Ron Kidder remembers that day well — a chilly, mid-November morning made even cooler by a Gatorade bath. As the Summit coach filed in line, awaiting the presentation of the Class 5A boys soccer state championship trophy to his Storm, he set his attention on the grandstands of Hillsboro Stadium. He soaked in that moment, that elation, that feeling that had eluded him and the Storm for so long — the overwhelming, almost bewildering sensation of being state champs.

“I just remember thinking, ‘Boy, it took a long time to get here. I’m glad we got it done the first time around.’” Kidder recalls. “It takes so much to get to that point. … And then to make it to the finals and not know whether or not you’re going to have that opportunity again.”

Rational logic provided by the longtime Storm coach. After all, since Kidder’s first season in 2006, Summit had advanced to the state playoffs in five of his first seven seasons, earning bids to the semifinals in 2011 and 2012, only to be denied further advancement by one-goal losses.

Eight seasons it took Kidder and the Storm to not just earn a bid to the boys soccer state final but take home that coveted championship hardware. Reaching the top rung of the state ladder in any sport is undeniably a challenge. And Summit boys soccer, which made the rigorous journey from start-up program (in 2001) to state champ, can attest to that.

That is why last fall, Kidder agrees, seems to be something of an anomaly — setting quite an improbable standard for Central Oregon schools and feeding their supporters with silver spoons.

The High Desert was spoiled last fall. Period. To refresh: Summit became the first school to sweep the boys and girls state soccer finals since the OSAA expanded to six classifications in 2006. Crook County nabbed its eighth straight volleyball championship (the longest streak in OSAA volleyball history). Sisters claimed its first boys soccer state title, and Ridgeview, in just its second year of existence, won it all in football.

Think about it: In the four OSAA fall team sports that involve playoffs (football, volleyball, boys and girls soccer), five area programs advanced to five state finals and won five state championship.s To boot, and for the third straight year, Summit swept the boys and girls cross-country team titles, giving Central Oregon seven state champs — the most ever in one fall season for the region.

Even Rosie Honl, the Cowgirls’ longtime volleyball coach, will tell you how difficult it is to win even ONE title. Especially that first one — like three Central Oregon schools did last fall.

“It is tough,” says Honl, who began coaching at Crook County in 1996 — 10 years before her Cowgirls won their first state championship. “It takes a special group of kids to believe in it and work at it mentally. … Getting a group to buy into it, to believe in it, and getting that first one is the toughest.”
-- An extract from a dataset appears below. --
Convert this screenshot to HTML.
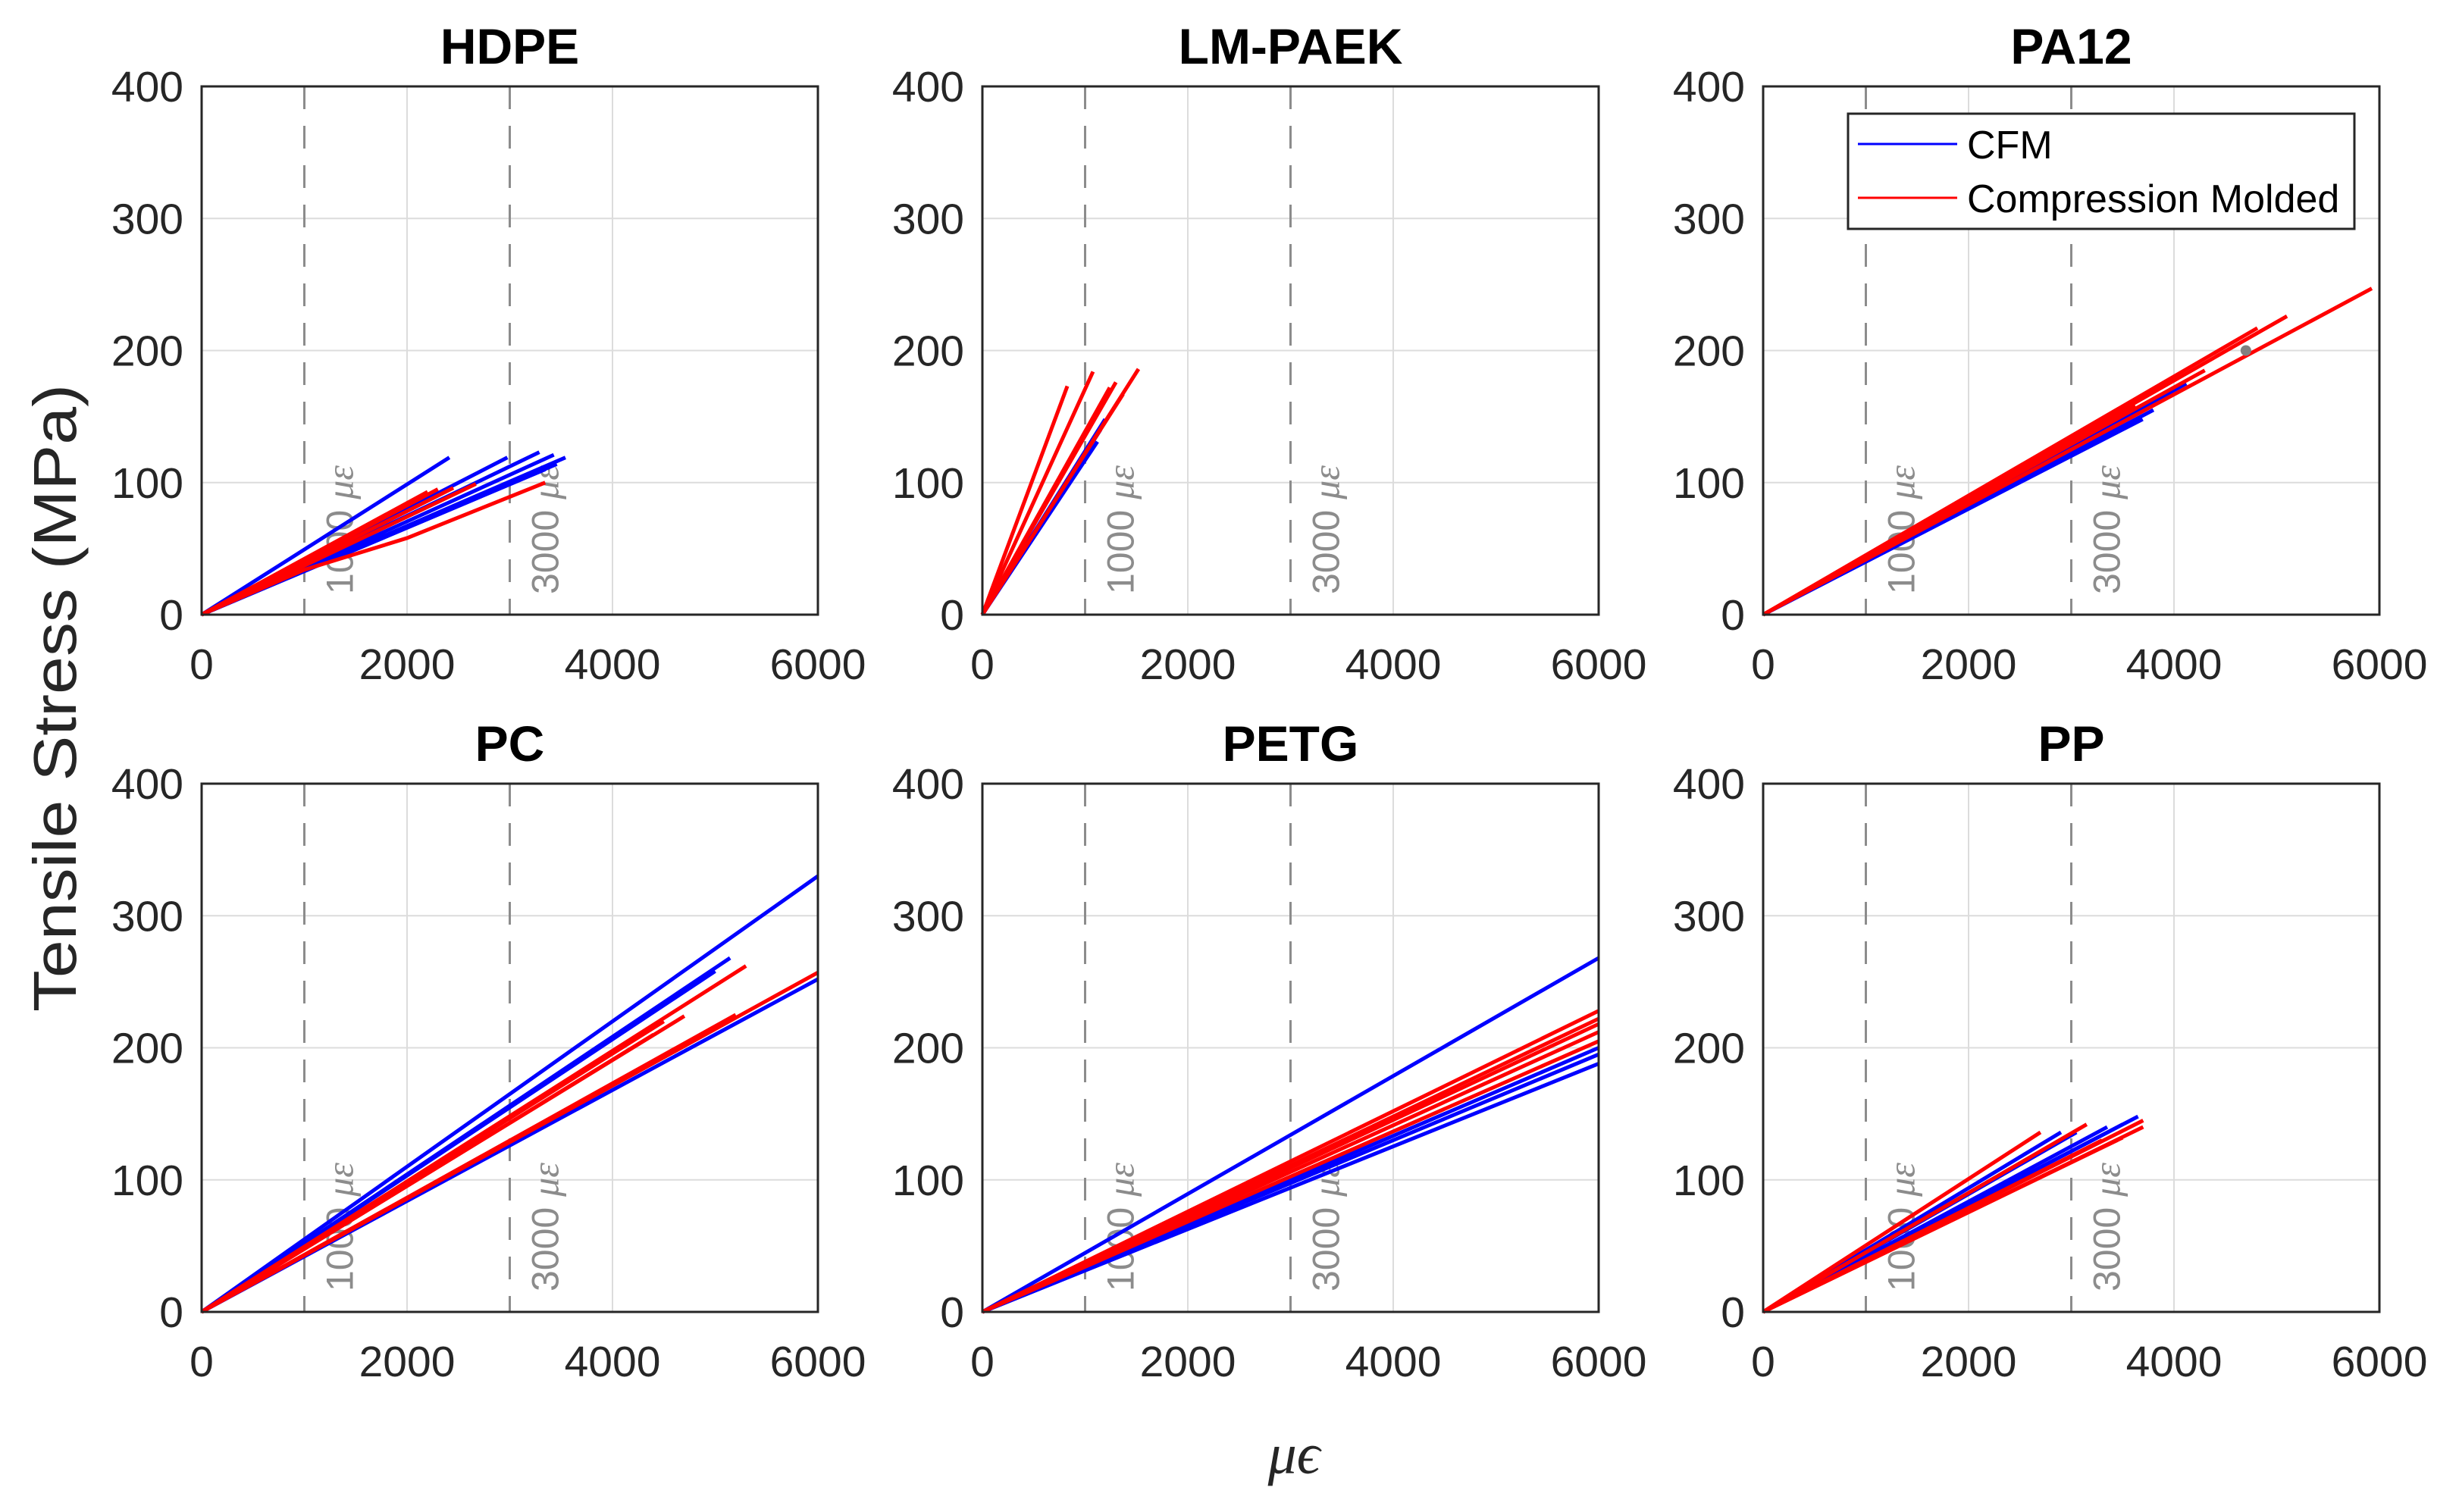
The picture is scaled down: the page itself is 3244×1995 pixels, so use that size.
<!DOCTYPE html>
<html><head><meta charset="utf-8"><style>
html,body{margin:0;padding:0;background:#fff}
svg{display:block}
text{font-family:"Liberation Sans",sans-serif}
</style></head><body>
<svg id="fig" width="3244" height="1995" viewBox="0 0 3244 1995" xmlns="http://www.w3.org/2000/svg">
<rect x="0" y="0" width="3244" height="1995" fill="#fff"/>
<text transform="translate(100,921) rotate(-90)" text-anchor="middle" font-size="80" fill="#262626" textLength="828" lengthAdjust="spacingAndGlyphs">Tensile Stress (MPa)</text>
<text x="1707" y="1944" text-anchor="middle" font-size="76" font-style="italic" fill="#262626" style="font-family:'Liberation Serif','DejaVu Serif',serif">μϵ</text>
<g id="panels"></g>
</svg>
<script>
const xTicks = [0, 2000, 4000, 6000];
const yTicks = [0, 100, 200, 300, 400];
const gridX = [0, 1000, 2000, 3000, 4000, 5000, 6000];
const refStrains = [1000, 3000];
const panelNames = ["HDPE", "LM-PAEK", "PA12", "PC", "PETG", "PP"];

const hdpeCfm = [[[0,0],[2412,119]],[[0,0],[2977,119]],[[0,0],[3288,123]],[[0,0],[3429,121]],[[0,0],[3542,119]],[[0,0],[3458,114]],[[0,0],[3345,110]],[[0,0],[3175,106]]];
const hdpeCm = [[[0,0],[2200,93]],[[0,0],[2300,95]],[[0,0],[2450,96]],[[0,0],[2670,99]],[[0,0],[2100,88]],[[0,0],[1000,34],[2000,58],[3345,100]]];
const paekCfm = [[[0,0],[1195,148]],[[0,0],[1120,131]],[[0,0],[1150,140]]];
const paekCm = [[[0,0],[827,173]],[[0,0],[1077,184]],[[0,0],[1300,176]],[[0,0],[1520,186]],[[0,0],[1370,167]],[[0,0],[1240,172]]];
const pa12Cfm = [[[0,0],[4120,175]],[[0,0],[3695,148]],[[0,0],[3800,155]]];
const pa12Cm = [[[0,0],[5926,247]],[[0,0],[5100,226]],[[0,0],[4812,217]],[[0,0],[3625,158]],[[0,0],[4300,185]]];
const pcCfm = [[[0,0],[6000,330]],[[0,0],[5145,268]],[[0,0],[6000,252]],[[0,0],[5000,258]]];
const pcCm = [[[0,0],[5300,262]],[[0,0],[4500,220]],[[0,0],[6000,257]],[[0,0],[4400,210]],[[0,0],[4700,224]],[[0,0],[5200,225]]];
const petgCfm = [[[0,0],[6000,268]],[[0,0],[6000,188]],[[0,0],[6000,195]],[[0,0],[6000,200]]];
const petgCm = [[[0,0],[6000,228]],[[0,0],[6000,222]],[[0,0],[6000,212]],[[0,0],[6000,205]],[[0,0],[6000,218]]];
const ppCfm = [[[0,0],[3650,148]],[[0,0],[3500,142]],[[0,0],[3350,140]],[[0,0],[3050,136]],[[0,0],[2900,136]]];
const ppCm = [[[0,0],[2700,136]],[[0,0],[3150,142]],[[0,0],[3700,145]],[[0,0],[3700,140]],[[0,0],[3500,132]],[[0,0],[3300,130]]];
const pa12Marker = [4700, 200];

const cfmSets = [hdpeCfm, paekCfm, pa12Cfm, pcCfm, petgCfm, ppCfm];
const cmSets = [hdpeCm, paekCm, pa12Cm, pcCm, petgCm, ppCm];

const NS = "http://www.w3.org/2000/svg";
const colX = [266, 1296, 2326], rowY = [114, 1034], W = 813, H = 697;
const XMAX = 6000, YMAX = 400;
function mk(tag, attrs, parent) {
  const e = document.createElementNS(NS, tag);
  for (const k in attrs) e.setAttribute(k, attrs[k]);
  parent.appendChild(e);
  return e;
}
const root = document.getElementById("panels");
panelNames.forEach((name, i) => {
  const L = colX[i % 3], T = rowY[Math.floor(i / 3)];
  const sx = v => L + v / XMAX * W;
  const sy = v => T + H - v / YMAX * H;
  const g = mk("g", {}, root);
  
  
  gridX.forEach(v => { if (v > 0 && v < XMAX && v % 2000 === 0) {
    const l = mk("line", {x1: sx(v), x2: sx(v), y1: T, y2: T + H, stroke: "#dcdcdc", "stroke-width": 2}, g);
    
    
  }});
  yTicks.forEach(v => { if (v > 0 && v < YMAX) {
    const l = mk("line", {x1: L, x2: L + W, y1: sy(v), y2: sy(v), stroke: "#dcdcdc", "stroke-width": 2}, g);
    
    
  }});
  refStrains.forEach(v => {
    const l = mk("line", {x1: sx(v), x2: sx(v), y1: T, y2: T + H, stroke: "#8c8c8c", "stroke-width": 3, "stroke-dasharray": "30 22"}, g);
    
    
    const t = mk("text", {transform: `translate(${sx(v) + 64},${T + H - 27}) rotate(-90)`, "font-size": 50, fill: "#8c8c8c"}, g);
    
    
    t.appendChild(document.createTextNode(v + " "));
    const ts = mk("tspan", {"font-style": "italic", style: "font-family:'Liberation Serif','DejaVu Serif',serif"}, t);
    ts.textContent = "με";
  });
  const draw = (set, color, label) => set.forEach(c => {
    const p = mk("polyline", {points: c.map(pt => sx(pt[0]) + "," + sy(pt[1])).join(" "), fill: "none", stroke: color, "stroke-width": 5, "stroke-linejoin": "round"}, g);
    
    
  });
  draw(cfmSets[i], "#0000ff", "cfm");
  draw(cmSets[i], "#ff0000", "compression-molded");
  if (name === "PA12") {
    const m = mk("circle", {cx: sx(pa12Marker[0]), cy: sy(pa12Marker[1]), r: 7, fill: "#808080"}, g);
    
    
  }
  const box = mk("rect", {x: L, y: T, width: W, height: H, fill: "none", stroke: "#262626", "stroke-width": 3}, g);
  
  
  xTicks.forEach(v => {
    const t = mk("text", {x: sx(v), y: T + H + 85, "text-anchor": "middle", "font-size": 57, fill: "#262626"}, g);
    
    
    t.textContent = v;
  });
  yTicks.forEach(v => {
    const t = mk("text", {x: L - 24, y: sy(v) + 20, "text-anchor": "end", "font-size": 57, fill: "#262626"}, g);
    
    
    t.textContent = v;
  });
  const title = mk("text", {x: L + W / 2, y: T - 30, "text-anchor": "middle", "font-size": 66, "font-weight": "bold", fill: "#000"}, g);
  
  
  title.textContent = name;
  if (name === "PA12") {
    const lg = mk("g", {}, g);
    
    
    mk("rect", {x: 2438, y: 150, width: 668, height: 152, fill: "#fff", stroke: "#262626", "stroke-width": 3}, lg);
    [["CFM", "#0000ff", 190], ["Compression Molded", "#ff0000", 261]].forEach(e => {
      const eg = mk("g", {}, lg);
      
      
      mk("line", {x1: 2451, x2: 2582, y1: e[2], y2: e[2], stroke: e[1], "stroke-width": 3}, eg);
      const t = mk("text", {x: 2595, y: e[2] + 19, "font-size": 52, fill: "#000"}, eg);
      t.textContent = e[0];
    });
  }
});
</script>
</body></html>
Honl continues, saying how Central Oregon has developed a culture of winning. Perhaps that is so. But seven state titles in one season? Or how about Mountain View sweeping the runner-up spots in boys and girls cross-country, the first time ever Central Oregon claimed the top two places in both the boys and girls team competitions?

And that includes only the OSAA sports. Mountain View added a championship in boys water polo. The Summit girls and boys each reached water polo state finals.

Final tally: eight team state champions, four runners-up … and one lofty precedent that spoiled Central Oregon.

Kidder likes to tell his players that the past is in the past, to move forward, to focus on the present and maintain a championship-caliber hunger.

Perhaps Central Oregon should follow that advice.